Item #1001883 The Raven and Other Poems. Edgar Allan Poe.
The Raven and Other Poems
The Raven and Other Poems

The Raven and Other Poems

New York: Wiley and Putnam, 1845. Octavo, measuring 7.25 x 5 inches: [6], 91, [1]. Early twentieth-century full russet calf, boards single-ruled in gilt, raised bands, black morocco spine labels, spine single-ruled and lettered in gilt, gilt dentelles, marbled endpapers. Handwritten slip tipped onto second fly leaf noting “inner gilt dentelles by Zaehnsdorf.” Lacking original wrappers, half title, and ads. Joints expertly repaired, a few light scratches to lower board.

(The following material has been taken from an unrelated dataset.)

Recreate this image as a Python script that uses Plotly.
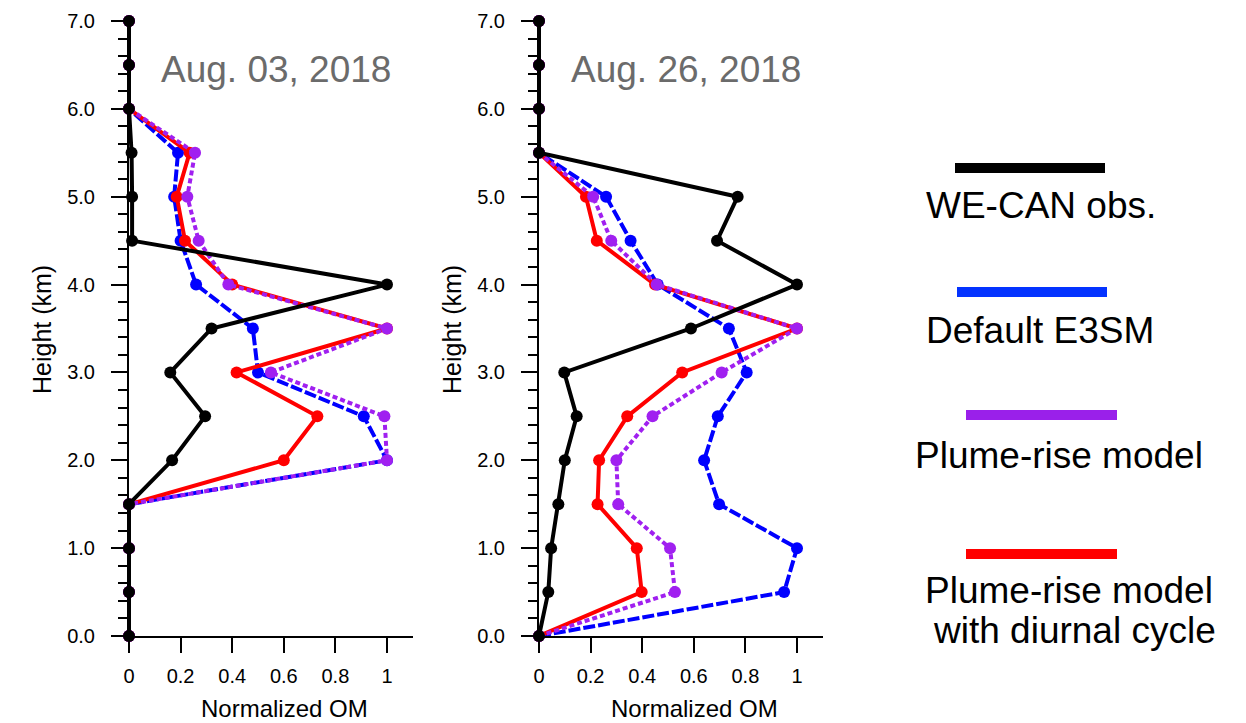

First edition in book form of Edgar Allan Poe’s “The Raven,” the single most famous American poem of the nineteenth century, first published earlier that year in the New York Evening Mirror (under Poe’s own name) and The American Review (under a pseudonym). Partly inspired by the early lyrics of Elizabeth Barrett (later Browning), to whom he dedicated this volume of poems, Poe composed “The Raven” in trochaic octometer, with a deranged musicality all his own. The elements are familiar even to those who don’t read poetry: the “midnight dreary,” the silk-curtained chamber, the raven perched upon the bust of Athena, the relentless refrain that drives the narrator mad. “‘Leave no black plume as a token of that lie thy soul hath spoken! / Leave my loneliness unbroken! – quit the bust above my door! / Take thy beak from out my heart, and take thy form from off my door!’ / Quoth the Raven, ‘Nevermore.’” Even before publication, Poe knew he had a sensation on his hands. When a friend described an early reading of the poem as “fine, uncommonly fine,” Poe responded: “Is that all you can say for this poem? I tell you it’s the greatest poem ever written.” Poe’s fame only increased with the appearance of contemporary parodies like “The Owl” and “The Polecat”: a contemporary recalls, “‘The Raven’ became known everywhere, and everyone was saying ‘Nevermore.’” The publication of “The Raven” paved the way for Wiley and Putnam’s publication of Poe’s Tales, the collection that introduced his pioneering detective fiction to a wider audience that same year. BAL 16147. A near-fine copy of a landmark in American literature.